Seriously, it’s not that crazy of a take to say he’s been as good as DJ. Since the first event of 2019 (Military Tribute at the Greenbrier), English has made 26 starts on the PGA Tour. Ten times he’s finished in the top 10, eight of those coming inside the top six and four inside the top four. What’s even more remarkable about his ridiculous run of form is that it has come after his worst year as a pro in 2018-19, when he failed to post a single top-10, made a career-low $628,922 and fell to 369th in the Official World Golf Ranking. In 16 months, he’s vaulted all the way back to 29th, one spot shy of his career-best 28th spot.

Despite all this, he’s stuck on two wins, the last of which came over seven years ago at the 2013 Mayakoba Golf Classic. His first career win came just five months earlier at FedEx St. Jude, so he’s shown before that he can capitalize on a hot stretch. He’s in the midst of an even hotter stretch right now, and it’s starting to feel like he better cash in on it sooner rather than later. It won’t be easy against this strong of a field, but that would make it that much more rewarding.

Justin Thomas got his bad round out of the way (he’s still only two back)

Justin Thomas, Hawaii, yada, yada, yada. You know the drill by now. He owns Kapalua, even on his bad days. Friday was one of those, with Thomas struggling to a … four-under 69. The horror.

On the scorecard, that 69 looks just fine, but JT was all over the map off the tee. Of course, as he’s proven many times before, he can still get so much out of his rounds, perhaps more than any player on the planet. If you saw some of the places he was hitting his second shots from on the back nine, you would have guessed he shot 74 at the absolute minimum.

Alas, he still was well under par, enough to be just two back heading into the weekend. If that was his bad day, we might as well hand him his third TOC trophy now.

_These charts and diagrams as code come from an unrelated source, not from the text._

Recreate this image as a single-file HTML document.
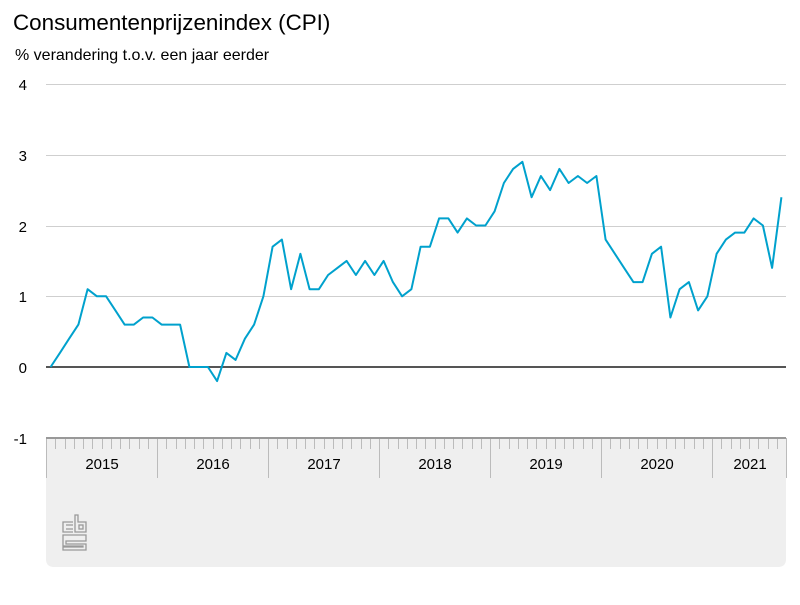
<!DOCTYPE html>
<html><head><meta charset="utf-8"><style>
html,body{margin:0;padding:0;background:#fff;}
body{width:800px;height:600px;overflow:hidden;font-family:"Liberation Sans",sans-serif;}
</style></head><body>
<svg id="s" width="800" height="600" xmlns="http://www.w3.org/2000/svg" font-family="Liberation Sans, sans-serif">
<text x="13" y="30" font-size="22.4" fill="#000">Consumentenprijzenindex (CPI)</text>
<text x="15" y="60" font-size="16" fill="#000">% verandering t.o.v. een jaar eerder</text>
<path d="M46 438 H786 V559 Q786 567 778 567 H54 Q46 567 46 559 Z" fill="#efefef"/>
<g stroke="#cfcfcf" stroke-width="1">
<line x1="46" y1="84.5" x2="786" y2="84.5"/>
<line x1="46" y1="155.5" x2="786" y2="155.5"/>
<line x1="46" y1="226.5" x2="786" y2="226.5"/>
<line x1="46" y1="296.5" x2="786" y2="296.5"/>
</g>
<g font-size="15" fill="#000" text-anchor="end">
<text x="27" y="90">4</text><text x="27" y="161">3</text><text x="27" y="232">2</text>
<text x="27" y="302">1</text><text x="27" y="373">0</text><text x="27" y="444">-1</text>
</g>
<g id="ticks" stroke="#bbb" stroke-width="1"></g>
<line x1="46" y1="438" x2="786" y2="438" stroke="#999" stroke-width="2"/>
<g font-size="15" fill="#000" text-anchor="middle">
<text x="102" y="469">2015</text><text x="213" y="469">2016</text><text x="324" y="469">2017</text>
<text x="435" y="469">2018</text><text x="546" y="469">2019</text><text x="657" y="469">2020</text>
<text x="750" y="469">2021</text>
</g>
<line x1="46" y1="367" x2="786" y2="367" stroke="#555" stroke-width="2"/>
<polyline id="ln" fill="none" stroke="#00a1cd" stroke-width="2" stroke-linejoin="round"/>
<g fill="none" stroke="#999" stroke-width="1.3">
<path d="M73 522 H63 V532 H73"/>
<path d="M66 525 H73 M66 529 H73"/>
<path d="M75 515 V532 H86 V522 H78 V515 Z"/>
<rect x="79" y="525" width="4" height="4"/>
<path d="M63 535 H86 V541 H66 V544 H86 V550 H63 V547 H83 V546 H63 Z"/>
</g>
</svg>
<script>
var d=[0.0,0.2,0.4,0.6,1.1,1.0,1.0,0.8,0.6,0.6,0.7,0.7,
0.6,0.6,0.6,0.0,0.0,0.0,-0.2,0.2,0.1,0.4,0.6,1.0,
1.7,1.8,1.1,1.6,1.1,1.1,1.3,1.4,1.5,1.3,1.5,1.3,
1.5,1.2,1.0,1.1,1.7,1.7,2.1,2.1,1.9,2.1,2.0,2.0,
2.2,2.6,2.8,2.9,2.4,2.7,2.5,2.8,2.6,2.7,2.6,2.7,
1.8,1.6,1.4,1.2,1.2,1.6,1.7,0.7,1.1,1.2,0.8,1.0,
1.6,1.8,1.9,1.9,2.1,2.0,1.4,2.4];
var p=d.map(function(v,i){return (46+9.25*(i+0.5)).toFixed(1)+","+(367-70.75*v).toFixed(1)}).join(" ");
document.getElementById("ln").setAttribute("points",p);
var t="";
for(var i=0;i<=80;i++){var x=(46+9.25*i);var xs=Math.round(x)+0.5;var big=(i%12==0)||i==80;
t+='<line x1="'+xs+'" y1="438" x2="'+xs+'" y2="'+(big?478:449)+'"/>';}
document.getElementById("ticks").innerHTML=t;
</script>
</body></html>
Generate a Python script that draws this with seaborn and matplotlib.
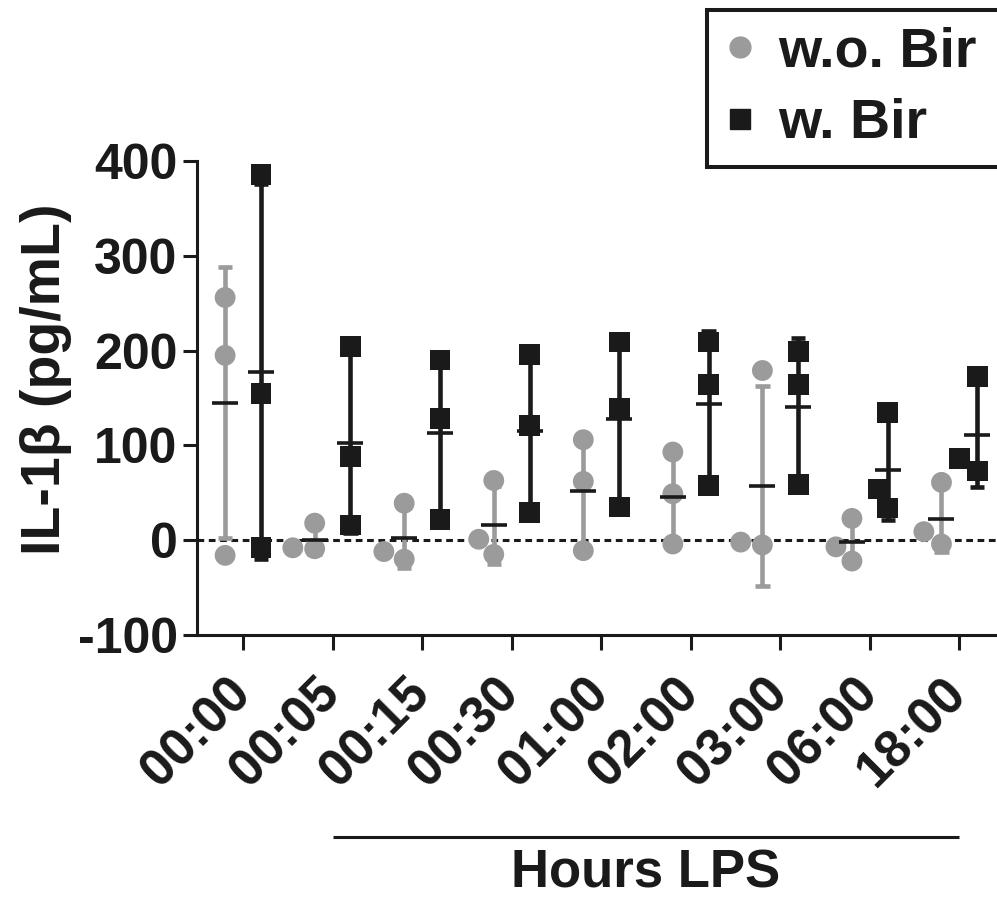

Dustin Johnson, still very good at golf

Because the Plantation course is a par 73, Dustin Johnson’s two-under 71 looked worse than it actually was on Thursday. If you remove his out-of-character 80-80-78 stretch in late July, Johnson only shot 71 or worse in four of his last 40 rounds (not a typo), and two of those came at the U.S. Open at Winged Foot. This is a man who can roll out of bed, rub his eyes, strut on to the tee and throw up a 69 without blinking. What the hell was wrong with him yesterday? Too much post-Masters partying?! Not enough practice?! Had DJ taken a step back?! As the great Vince Lombardi once screamed, “What the HELL’S goin’ on out there?!?!”

OK, deep breaths. Yes, DJ more than likely enjoyed his Masters victory celebration, and he purposely did not play any golf during his time off, so rust was expected. But he shook it off quickly, shooting an eight-under 65 on Friday and playing himself back into the tournament, which he’s won twice already. He’s fine folks, and so is his mind, which was in peak DJ form in his post-round interview. When Golf Channel’s Todd Lewis asked Johnson what he did better on Friday, Johnson simply went “Ummm … (long pause) … ” before trotting out his tried-and-true “I made more putts” answer.

How much longer can we sleep on Daniel Berger? 

Probably not much longer, especially if he goes out and wins against this field as one of the actual “champions” from last season. Should Berger, who is in a four-way tie for second, go on to win, it’d be his second victory since June, and it could make him a borderline lock for the Ryder Cup (Berger is currently 11th in the American team rankings). He gets to avenge his November Masters absence in April, and he’ll have three other cracks at making his presence felt in a major in 2021. Hell, he could represent the U.S. in the Olympics at this rate. Simply put, we need to put a little more respect on this man’s name, and we also should bet him every week, given he’s always 30-1. 

Will the real trade winds please stand up? 

In case you didn’t hear Mark Rolfing say it enough already, the famous “trade winds” that often wreak havoc on the players at Kapalua have not been blowing. Many of the players claimed it was a bit breezy on Thursday and not breezy at all on Friday, but both days have been rather calm. Scores are always low at this event, but without any weekend wind we’re headed for 25-under territory. Be a real shame if it got a little gusty and made this thing super interesting on Saturday and Sunday. Real shame.